If a quorum exists, action on any matter by a voting group shall be approved if
the votes cast within the voting group favoring the action exceed the votes cast
opposing the action. A Shareholder may vote either in person or by written
proxy, any such proxy to be effective when received by the Secretary or other
person authorized to tabulate votes. No proxy shall be valid after the
expiration of eleven (11) months from and after the date of its execution,
unless it is otherwise expressly provided in the proxy.



         (d)      Place of Meetings. Any meeting of Shareholders may be held at
such place within or without the State of Ohio as may be designated in the
Notice of said meeting.

         (e)  Notice of Meeting and Waiver of Notice.

                  (1)      Notice. Written notice of the time, place and
purposes of any meeting of Shareholders shall be given to each Shareholder
entitled thereto not less than seven (7) days nor more than sixty (60) days
before the date fixed for the meeting and as prescribed by law. Such notice
shall be given either by personal delivery or mailed to each Shareholder
entitled to notice of or to vote at such meeting. If such notice is mailed, it
shall be directed, postage prepaid, to the Shareholders at their respective
addresses as they appear upon the records of the Corporation, and notice shall
be deemed to have been given on the day so mailed. If any meeting is adjourned
to another time or place, no notice as to such adjourned meeting need be given
other than by announcement at the meeting at which such an adjournment is taken.
No business shall be transacted at any such adjourned meeting except as might
have been lawfully transacted at the meeting at which such adjournment was
taken.

                  (2)      Notice to Joint Owners. All notices with respect to
any shares to which persons are entitled by joint or common ownership may be
given to that one of such persons who is named first upon the books of this
Corporation, and notice so given shall be sufficient notice to all the holders
of such shares.

                  (3)      Waiver. Notice of any meeting, however, may be waived
in writing by any Shareholder either before or after any meeting of
Shareholders, or by attendance at such meeting without protest prior to the
commencement thereof.

                  (4)      Shareholders Entitled to Notice and to Vote. If a
record date shall not be fixed or the books of the Corporation shall not be
closed against transfers of shares pursuant to statutory authority, the record
date for the determination of Shareholders entitled to notice of or to vote at
any meeting of Shareholders shall be the close of business on the twentieth day
prior to the date of the meeting and only Shareholders of record at such record
date shall be entitled to notice of and to vote at such meeting. Such record
date shall continue to be the record date of all adjournments of such meeting
unless a new record date shall be fixed and notice thereof and of the date of
the adjourned meeting be given to all Shareholders entitled to notice in
accordance with the now record date so fixed.

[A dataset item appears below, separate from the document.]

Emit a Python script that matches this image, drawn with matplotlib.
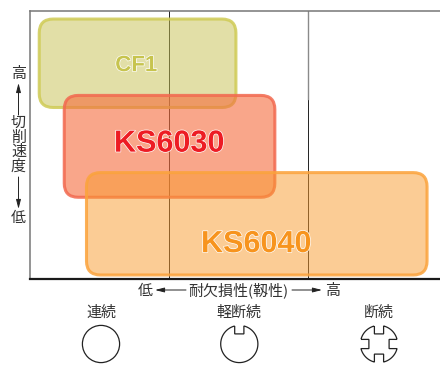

         (f)      Organization of Meetings:

                  (1)      Presiding Officer. The Chairman of the Board, or in
his absence, the President, or in the absence of both of them, a Vice President
of the Corporation shall call all meetings of the Shareholders to order and
shall act as Chairman thereof. If all are absent, the Shareholders shall select
a Chairman.

                  (2)      Minutes. The Secretary of the Corporation, or in his
absence, an Assistant Secretary, or in the absence of both, a person appointed
by the Chairman of the meeting, shall act as Secretary of the meeting and shall
keep and make a record of the proceedings thereat.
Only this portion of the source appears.